The best crops to grow are the ones that are not only generously abundant but also stored for a very long time. Potatoes are definitely at the top of that list. Highly prolific, easy to grow, and certainly long-lasting. But this highly prolific crop often produces more than we can possibly eat right away, so we turn to storage. So in this article, we’ll cover all the things you should and shouldn’t do in order to store your potatoes for a long period after harvest.
The first thing we need to realize is that there are two kinds of potatoes that you can harvest no matter what variety you’re growing and only one of those kinds is suitable for long-term storage.
New or baby potatoes are great and no doubt tasty. But when we’re talking about long-term storage they’re not the potatoes we want.
Mature or storage potatoes are the ones that are harvested as the foliage of the plant dies down at the end of its life cycle. This ensures a mature spud that’s not only ready for harvest but also for storage.
Well almost, much like our garlic, storage potatoes before they can be stored must first be cured.
Curing potatoes first before they can be stored
This is done by drying those potatoes in moderate temperatures with relatively high humidity.
We do this to toughen up that skin for maximum longevity. Two weeks is plenty and your potatoes are finally ready to store.
Now is when you want to brush off any of that loose soil that’s still on the potatoes but don’t wash them. In fact, that’s one of three things that you can’t do when you’re storing potatoes.
Storing potato don’ts!
1. Don’t Wash them
Never wash potatoes that are going to be stored. Only wash potatoes immediately prior to cooking/eating.
2. Don’t store in air-tight bags
Never store in air-tight bags or containers. Paper bags or open boxes are best.

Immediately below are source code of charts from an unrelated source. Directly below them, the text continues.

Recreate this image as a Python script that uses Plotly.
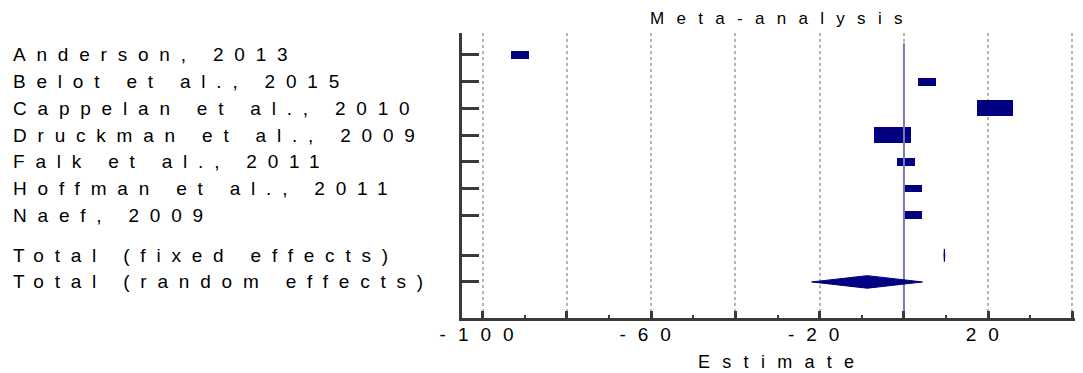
import plotly.graph_objects as go

# ---- data ----
studies = ["Anderson, 2013", "Belot et al., 2015", "Cappelan et al., 2010",
           "Druckman et al., 2009", "Falk et al., 2011", "Hoffman et al., 2011",
           "Naef, 2009"]
estimates = [-91.2, 5.5, 21.7, -2.7, 0.4, 2.25, 2.25]
weights = [1, 1, 2, 2, 1, 1, 1]          # relative study weight (box size)

total_labels = ["Total (fixed effects)", "Total (random effects)"]
total_est = [9.6, -8.7]
total_lo = [9.5, -21.9]
total_hi = [9.7, 4.4]

x_major = [-100, -80, -60, -40, -20, 0, 20, 40]
x_ticktext = ["-100", "", "-60", "", "-20", "", "20", ""]
x_minor = [-90, -70, -50, -30, -10, 10, 30]
null_effect = 0
x_title = "Estimate"
chart_title = "Meta-analysis"

# ---- styling ----
NAVY = "#000080"
AXIS = "#3a3a3a"
FONT = "Liberation Sans, Arial, sans-serif"

# page body has an 8px default margin -> figure is drawn 8px right/down
OFF = 8
W, H = 1083, 373
PLOT_L, PLOT_T, PLOT_B = 462 - OFF, 33 - OFF, 318 - OFF
PLOT_R = W - OFF
PLOT_W = PLOT_R - PLOT_L
PLOT_H = PLOT_B - PLOT_T


def spaced(t, ls):
    return f'<span style="letter-spacing:{ls}px">{t}</span>' if t else ""


n = len(studies)
rows = list(range(n))
total_rows = [n + 0.5, n + 1.5]
y_top, y_bottom = -0.82, n + 2.85

fig = go.Figure()

# null-effect line
fig.add_trace(go.Scatter(x=[null_effect, null_effect], y=[-0.44, y_bottom],
                         mode="lines", line=dict(color="#7c7cb4", width=2),
                         hoverinfo="skip", showlegend=False))

# study boxes (size proportional to weight)
half_w = [2.15 * w for w in weights]
box_h = [0.295 * w for w in weights]
fig.add_trace(go.Bar(orientation="h", y=rows,
                     base=[e - h for e, h in zip(estimates, half_w)],
                     x=[2 * h for h in half_w], width=box_h,
                     marker=dict(color=NAVY, line=dict(width=0)),
                     hoverinfo="skip", showlegend=False))

# pooled diamonds
dh = 0.235
for r, e, lo, hi in zip(total_rows, total_est, total_lo, total_hi):
    fig.add_trace(go.Scatter(x=[lo, e, hi, e, lo], y=[r, r - dh, r, r + dh, r],
                             mode="lines", fill="toself", fillcolor=NAVY,
                             line=dict(color=NAVY, width=1),
                             hoverinfo="skip", showlegend=False))

# left-aligned row labels
for r, t in zip(rows + total_rows, studies + total_labels):
    fig.add_annotation(x=-(PLOT_L - (11 - OFF)) / PLOT_W, xref="paper", xanchor="left",
                       y=r, yref="y", yanchor="middle", showarrow=False,
                       text=spaced(t, 10.8), font=dict(family=FONT, size=19, color="black"))

# chart title and x-axis title
fig.add_annotation(x=(776 - OFF - PLOT_L + 6) / PLOT_W, xref="paper", xanchor="center",
                   y=(PLOT_B - (18 - OFF)) / PLOT_H, yref="paper", yanchor="middle",
                   showarrow=False, text=spaced(chart_title, 12.3),
                   font=dict(family=FONT, size=17, color="black"))
fig.add_annotation(x=(776 - OFF - PLOT_L + 6) / PLOT_W, xref="paper", xanchor="center",
                   y=(PLOT_B - (361.5 - OFF)) / PLOT_H, yref="paper", yanchor="middle",
                   showarrow=False, text=spaced(x_title, 12.3),
                   font=dict(family=FONT, size=18, color="black"))

fig.update_layout(
    width=W, height=H,
    margin=dict(l=PLOT_L, r=W - PLOT_R, t=PLOT_T, b=H - PLOT_B),
    paper_bgcolor="white", plot_bgcolor="white",
    font=dict(family=FONT, color="black"),
    bargap=0,
)

fig.update_xaxes(range=[-104.9, 42.5], showline=True, linewidth=3, linecolor=AXIS,
                 ticks="inside", ticklen=7, tickwidth=2.5, tickcolor=AXIS,
                 tickmode="array", tickvals=x_major,
                 ticktext=[spaced(t, 12) for t in x_ticktext],
                 tickfont=dict(family=FONT, size=19, color="black"),
                 ticklabelstandoff=-3,
                 showgrid=True, griddash="dot", gridcolor="#b4b4b4", gridwidth=1.5,
                 zeroline=False,
                 minor=dict(tickmode="array", tickvals=x_minor, ticks="inside",
                            ticklen=3, tickwidth=2, tickcolor=AXIS, showgrid=False))

fig.update_yaxes(range=[y_bottom, y_top], showline=True, linewidth=3, linecolor=AXIS,
                 ticks="inside", ticklen=17, tickwidth=2.5, tickcolor=AXIS,
                 tickmode="array", tickvals=rows + total_rows, showticklabels=False,
                 showgrid=False, zeroline=False)

fig.write_html("out.html")
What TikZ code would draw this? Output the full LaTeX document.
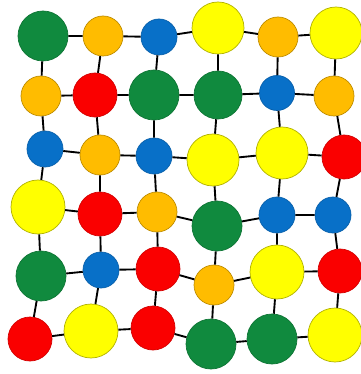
\documentclass[tikz,border=0pt]{standalone}
\usetikzlibrary{positioning}

\definecolor{dotgreen}{RGB}{16,138,62}
\definecolor{dotorange}{RGB}{255,188,0}
\definecolor{dotblue}{RGB}{8,112,200}
\definecolor{dotyellow}{RGB}{255,255,0}
\definecolor{dotred}{RGB}{250,0,0}

\begin{document}
\begin{tikzpicture}[
    x=0.03cm, y=-0.03cm,
    dot/.style={circle, inner sep=0pt, line width=0.6pt, minimum size=2*#1*0.03cm},
    gdot/.style={dot=#1, fill=dotgreen, draw=dotgreen!85!black},
    odot/.style={dot=#1, fill=dotorange, draw=dotorange!75!black},
    bdot/.style={dot=#1, fill=dotblue, draw=dotblue!85!black},
    ydot/.style={dot=#1, fill=dotyellow, draw=dotyellow!70!black},
    rdot/.style={dot=#1, fill=dotred, draw=dotred!85!black},
    link/.style={draw=black, line width=1.6pt}
]
\useasboundingbox (0,0) rectangle (360,374);

% ROW 1
\node[gdot=25] (n11) at (43,36) {};
\node[odot=20] (n12) at (103,36) {};
\node[bdot=18] (n13) at (159,37) {};
\node[ydot=26] (n14) at (218,28) {};
\node[odot=20] (n15) at (278,37) {};
\node[ydot=26] (n16) at (336,33) {};

% ROW 2
\node[odot=20] (n21) at (41,96) {};
\node[rdot=22] (n22) at (95,95) {};
\node[gdot=25] (n23) at (154,95) {};
\node[gdot=24] (n24) at (218,95) {};
\node[bdot=17.5] (n25) at (277,93) {};
\node[odot=20] (n26) at (334,96) {};

% ROW 3
\node[bdot=18] (n31) at (45,149) {};
\node[odot=20] (n32) at (100,155) {};
\node[bdot=18] (n33) at (154,156) {};
\node[ydot=26] (n34) at (213,160) {};
\node[ydot=26] (n35) at (282,153) {};
\node[rdot=22] (n36) at (344,157) {};

% ROW 4
\node[ydot=27] (n41) at (38,207) {};
\node[rdot=22] (n42) at (100,214) {};
\node[odot=20] (n43) at (157,212) {};
\node[gdot=25] (n44) at (217,226) {};
\node[bdot=18] (n45) at (277,215) {};
\node[bdot=18] (n46) at (333,215) {};

% ROW 5
\node[gdot=25] (n51) at (41,276) {};
\node[bdot=18] (n52) at (101,270) {};
\node[rdot=22] (n53) at (158,269) {};
\node[odot=20] (n54) at (214,285) {};
\node[ydot=27] (n55) at (277,272) {};
\node[rdot=22] (n56) at (340,271) {};

% ROW 6
\node[rdot=22] (n61) at (30,339) {};
\node[ydot=27] (n62) at (91,331) {};
\node[rdot=22] (n63) at (153,328) {};
\node[gdot=25] (n64) at (211,344) {};
\node[gdot=25] (n65) at (272,339) {};
\node[ydot=27] (n66) at (335,335) {};

% HORIZONTAL LINKS
\draw[link] (n11) -- (n12) -- (n13) -- (n14) -- (n15) -- (n16);
\draw[link] (n21) -- (n22) -- (n23) -- (n24) -- (n25) -- (n26);
\draw[link] (n31) -- (n32) -- (n33) -- (n34) -- (n35) -- (n36);
\draw[link] (n41) -- (n42) -- (n43) -- (n44) -- (n45) -- (n46);
\draw[link] (n51) -- (n52) -- (n53) -- (n54) -- (n55) -- (n56);
\draw[link] (n61) -- (n62) -- (n63) -- (n64) -- (n65) -- (n66);

% VERTICAL LINKS
\draw[link] (n11) -- (n21) -- (n31) -- (n41) -- (n51) -- (n61);
\draw[link] (n12) -- (n22) -- (n32) -- (n42) -- (n52) -- (n62);
\draw[link] (n13) -- (n23) -- (n33) -- (n43) -- (n53) -- (n63);
\draw[link] (n14) -- (n24) -- (n34) -- (n44) -- (n54) -- (n64);
\draw[link] (n15) -- (n25) -- (n35) -- (n45) -- (n55) -- (n65);
\draw[link] (n16) -- (n26) -- (n36) -- (n46) -- (n56) -- (n66);

\end{tikzpicture}
\end{document}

3. Keep them away from the light
Keep cool and keep out of the light. It’s the heat and light that cause potatoes to sprout after they’re cured and we obviously don’t want that.
Okay finally on to the storage.
Steps to store your potatoes after harvest
- Choose a dry cool location (38-50F or 3-10C ) above freezing and relatively dark.
- Keep the potatoes single file so that they can breathe and try not to stack them. Airflow is a good thing for storage.
- In those conditions, they’ll keep for up to four months.
Amazing super spuds. What could be better than potatoes from your own garden? Thanks for reading guys.
FAQs on how to store potatoes after harvest
How long can you store potatoes after harvesting?
When kept in cool conditions, the tubers can last for six to eight months. Garden potatoes only endure three to four months when kept at temperatures over 40F (4C). The potatoes may also sprout after they shrivel.
Should potatoes be washed before storing?
Potatoes shouldn’t be washed before being stored. Because washing them introduces moisture to them, which in turn encourages the growth of fungus and germs, they will actually survive much longer if you store the potatoes unwashed after harvest.
What to do with potatoes after you harvest them?
Potatoes need to be cured after being harvested. For about two weeks, allow them to sit in a 45 to 60-degree Fahrenheit range. This will give the skin enough time to harden and will allow small wounds to heal. Brush the soil off the potatoes after they have been dug.
How do you store potatoes long-term?
Even if you shouldn’t store potatoes in the refrigerator, they will last the longest if they are kept in a cool, dark environment with 90–95% humidity and a chilly temperature of approximately 50°F, similar to a root cellar with controlled temperature and humidity.
What is the best container to store potatoes and onions?
Use a storage container with good ventilation, such as a crate, a cardboard box with holes punched in it, or any container that will permit any extra moisture to evaporate. To keep the light out and stop your potatoes from spouting, keep the container covered.
Do potato bins need ventilation?
If there is no ventilation, the potatoes will rot and die.
Can you store potatoes in a wicker basket?
Root vegetables should often be kept at room temperature in wire mesh or natural fiber baskets.
Can you store potatoes in a wooden box?
You can keep potatoes readily available and fresh all year long by making a wooden potato storage container at home.